Discussion:
[fuse-devel] When does fuse FORGET?
David Sklar
2007-07-18 15:53:24 UTC
Permalink
I am seeing filesystem process memory size grow as my filesystem deals
with an increasing number of distinct files. I am able to reproduce
this memory growth by mounting fusexmp_fh on /example-mount and then
doing, e.g. ls -lR /example-mount/usr. The first time I issue such a
command, process memory grows by about 28M (ls -l /usr | wc -l reports
161861), but if I then issue the same command again, process memory
stays constant. I am running fusexmp_th as root with the command
"fusexmp_fh -o allow_other -o attr_timeout=0 -o entry_timeout=0
/example-mount". I see essentially the same results with fuse 2.6.5
and fuse 2.7.0.

Browsing through the code, my guess on the likely cause of this is the
userspace name_table and/or id_table filling up with info about all of
the entries I am asking for. It seems those tables only shrink when
FORGET requests are issued.

What causes FORGET requests to be issued? Can I force it? My
filesystem is potentially handling tens of millions of files (but not
all at once :) but I'd like to be able to put an upper bound on the
amount of memory it would consume while running.
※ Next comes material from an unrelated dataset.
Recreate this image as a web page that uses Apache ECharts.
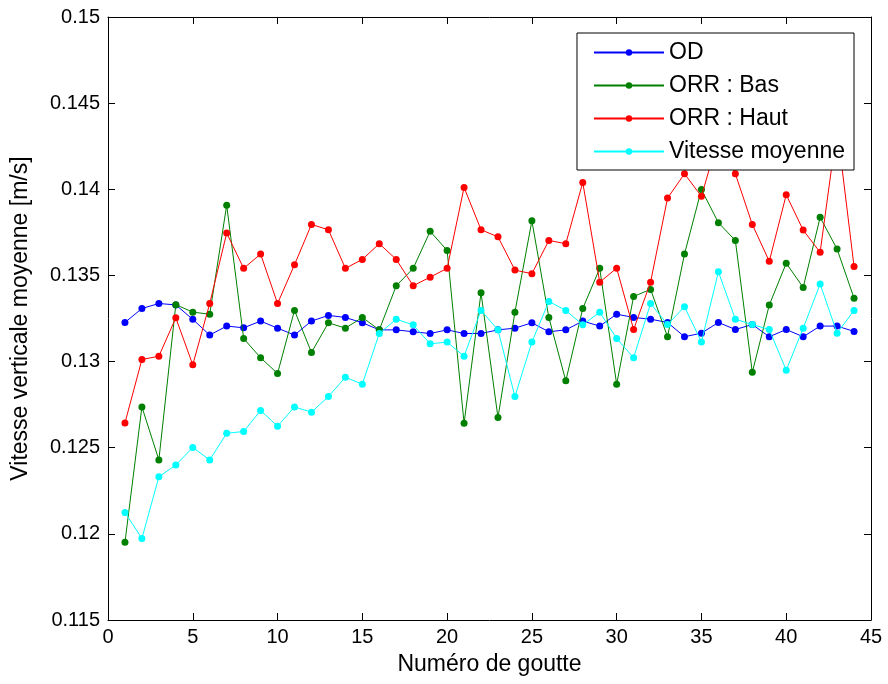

Alternatively, if I'm totally off on what the memory consumption is
due to, any pointers in the correct direction would be appreciated.

Thanks,
David
Miklos Szeredi
2007-07-18 16:13:16 UTC
Permalink
Post by David Sklar
I am seeing filesystem process memory size grow as my filesystem deals
with an increasing number of distinct files. I am able to reproduce
this memory growth by mounting fusexmp_fh on /example-mount and then
doing, e.g. ls -lR /example-mount/usr. The first time I issue such a
command, process memory grows by about 28M (ls -l /usr | wc -l reports
161861), but if I then issue the same command again, process memory
stays constant. I am running fusexmp_th as root with the command
"fusexmp_fh -o allow_other -o attr_timeout=0 -o entry_timeout=0
/example-mount". I see essentially the same results with fuse 2.6.5
and fuse 2.7.0.
Browsing through the code, my guess on the likely cause of this is the
userspace name_table and/or id_table filling up with info about all of
the entries I am asking for. It seems those tables only shrink when
FORGET requests are issued.
Yes.
Post by David Sklar
What causes FORGET requests to be issued?
When the kernel shrinks the dcache (directory entry cache).
Post by David Sklar
Can I force it?
mount -i -oremount /tmp/fuse
Post by David Sklar
My filesystem is potentially handling tens of millions of files (but
not all at once :) but I'd like to be able to put an upper bound on
the amount of memory it would consume while running.
When there's memory pressure the kernel will start cleaning the
caches. So (depending on the amount of free memory) there will be a
point, when the memory use of the filesystem stops growing.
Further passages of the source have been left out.